Ensuite, les sociétés de secours mutuels étendent leur action et s’affranchissent : on les engage et on les aide par une subvention à constituer, de leur côté, sans préjudice de la caisse nationale, et d’accord avec elle, un fonds de retraites spécial à leurs membres ; on fixe à cinq ans la durée des fonctions de leurs présidens ; et ces présidens, on leur permet enfin de les élire elles-mêmes ; ainsi que les sociétés de bienfaisance, on les exempte de la taxe qui frappe les autres sociétés, cercles ou lieux de réunion : on règle et on combine leur jeu avec celui des deux caisses d’assurances en cas de décès et en cas d’accidens, auprès desquelles on s’efforce de leur permettre de contracter des assurances collectives ; quand elles ont foisonné et couvrent le territoire de la métropole, on les transplante au-delà des mers et, sous les espèces de sociétés indigènes de prévoyance, de secours et de prêts mutuels des communes d’Algérie, on s’efforce d’inaugurer comme une colonisation de la mutualité[1]. De 1852, date du premier décret-loi organique, à 1898, date de la loi qui la réorganise, la mutualité ne cesse de croître et de multiplier : elle s’épanouit, elle essaime, elle triomphe ; et, comme elle a justifié les plus grandes espérances, volontiers on place en elle des espérances intimes ; parce qu’elle a beaucoup fait, on est parfois un peu enclin, et peut-être un peu trop, à lui demander de tout faire.
Aux caisses d’épargne, on ne peut demander que de susciter et de faciliter l’épargne, en la rendant commode, sûre et fructueuse, en la plaçant pour ainsi dire à la portée de tout le monde, et pour ainsi dire en allant l’offrir partout à domicile.
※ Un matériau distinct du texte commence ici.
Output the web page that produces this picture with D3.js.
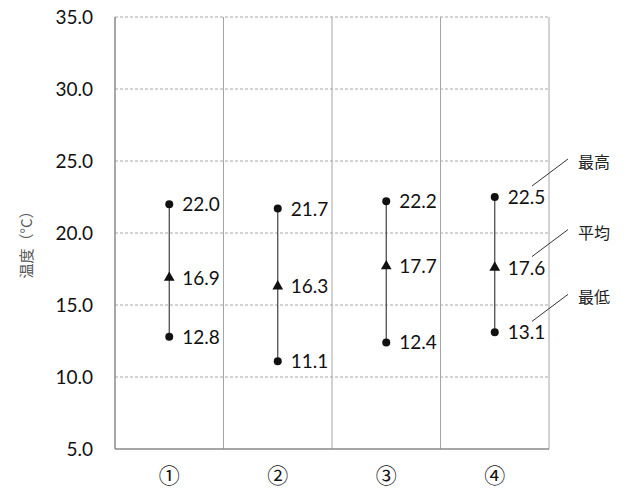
<!DOCTYPE html>
<html><head><meta charset="utf-8">
<script src="https://cdn.jsdelivr.net/npm/d3@7"></script>
<style>body{margin:0;background:#fff}</style>
</head><body>
<svg id="c" width="626" height="491"></svg>
<script>
const categories = ["①","②","③","④"];
const maxVals = [22.0, 21.7, 22.2, 22.5];
const avgVals = [16.9, 16.3, 17.7, 17.6];
const minVals = [12.8, 11.1, 12.4, 13.1];
const yTicks = [5, 10, 15, 20, 25, 30, 35];
const legendLabels = ["最高", "平均", "最低"];
const yTitle = "温度（°C）";

const svg = d3.select("#c");
const L = 115, R = 549, T = 17, B = 449;
const x = d3.scaleBand().domain(categories).range([L, R]).padding(0);
const y = d3.scaleLinear().domain([5, 35]).range([B, T]);
const font = "Lato, 'Noto Sans', sans-serif";
const cjk = "'Noto Sans CJK JP', sans-serif";

// gridlines
svg.append("g").selectAll("line").data(yTicks.filter(d => d > 5)).join("line")
  .attr("x1", L).attr("x2", R).attr("y1", d => y(d)).attr("y2", d => y(d))
  .attr("stroke", "#a6a6a6").attr("stroke-dasharray", "3,2").attr("stroke-width", 1);

// category dividers
const divX = categories.slice(1).map(c => x(c)).concat([R]);
svg.append("g").selectAll("line").data(divX).join("line")
  .attr("x1", d => d).attr("x2", d => d).attr("y1", T).attr("y2", B)
  .attr("stroke", "#a6a6a6").attr("stroke-width", 1);

// axes lines
svg.append("line").attr("x1", L).attr("x2", L).attr("y1", T).attr("y2", B).attr("stroke", "#898989").attr("stroke-width", 1.5);
svg.append("line").attr("x1", L).attr("x2", R).attr("y1", B).attr("y2", B).attr("stroke", "#898989").attr("stroke-width", 1.5);

// y tick labels
const yAxis = d3.axisLeft(y).tickValues(yTicks).tickFormat(d3.format(".1f")).tickSize(0).tickPadding(22);
const ya = svg.append("g").attr("transform", `translate(${L},0)`).call(yAxis);
ya.select(".domain").remove();
ya.selectAll("text").attr("font-family", font).attr("font-size", 19).attr("fill", "#111");

// x labels
const xAxis = d3.axisBottom(x).tickSize(0);
const xa = svg.append("g").attr("transform", `translate(0,${B})`).call(xAxis);
xa.select(".domain").remove();
xa.selectAll("text").attr("y", 25).attr("dy", null).attr("dominant-baseline", "central")
  .attr("font-family", cjk).attr("font-size", 21).attr("fill", "#111");

// y title
svg.append("text").attr("transform", "translate(25,241) rotate(-90)")
  .attr("text-anchor", "middle").attr("dominant-baseline", "central").attr("font-family", cjk)
  .attr("font-size", 15).attr("fill", "#595959").text(yTitle);

// range lines
const data = categories.map((c, i) => ({c, max: maxVals[i], avg: avgVals[i], min: minVals[i]}));
const cx = d => x(d.c) + x.bandwidth() / 2;
const g = svg.append("g");
g.selectAll("line.rng").data(data).enter().append("line")
  .attr("x1", cx).attr("x2", cx).attr("y1", d => y(d.max)).attr("y2", d => y(d.min))
  .attr("stroke", "#404040").attr("stroke-width", 1.2);
["max", "min"].forEach(k => {
  g.selectAll("circle." + k).data(data).enter().append("circle").attr("class", k)
    .attr("cx", cx).attr("cy", d => y(d[k])).attr("r", 4).attr("fill", "#111");
});
g.selectAll("path.tri").data(data).enter().append("path")
  .attr("transform", d => `translate(${cx(d)},${y(d.avg)})`)
  .attr("d", d3.symbol(d3.symbolTriangle, 50)).attr("fill", "#111");

// value labels
["max", "avg", "min"].forEach(k => {
  g.selectAll("text." + k).data(data).enter().append("text").attr("class", k)
    .attr("x", d => cx(d) + 13).attr("y", d => y(d[k]) + 7)
    .attr("font-family", font).attr("font-size", 19).attr("fill", "#111")
    .text(d => d[k].toFixed(1));
});

// legend callouts
const legendVals = [maxVals[3], avgVals[3], minVals[3]];
const lg = svg.append("g");
legendLabels.forEach((t, i) => {
  const yy = y(legendVals[i]);
  lg.append("line").attr("x1", 532).attr("y1", yy - 11).attr("x2", 568).attr("y2", yy - 38)
    .attr("stroke", "#333").attr("stroke-width", 1);
  lg.append("text").attr("x", 578).attr("y", yy - 29)
    .attr("font-family", cjk).attr("font-size", 16).attr("fill", "#222").text(t);
});
</script>
</body></html>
L’esprit d’épargne étant d’ailleurs comme une parcelle constitutive du caractère français, l’épargne étant chez nous comme « psychologique » ou psychologiquement donnée, les caisses d’épargne sont une des institutions dont s’occupe en premier lieu notre législation sociale. Mais, avant même toute législation sociale, elles étaient apparues sous forme quasiment de produit spontané : vers la fin du XVIIIe siècle, on avait vu surgir du sol le Bureau d’économie, la Chambre d’accumulation des capitaux et intérêts composés, la célèbre Tontine Lafarge, qui justement avait pris le titre de Caisse d’épargne. La première caisse d’épargne
- ↑ Décrets des 20 avril 1856, 18 juin 1864, 22 septembre 1870 et 27 octobre 1870, loi de finances de l’exercice 1871, décret du 28 novembre 1890, loi du 11 avril 1893, décrets du 30 mars 1896, loi du 1er avril 1898. décret du 14 mai 1898.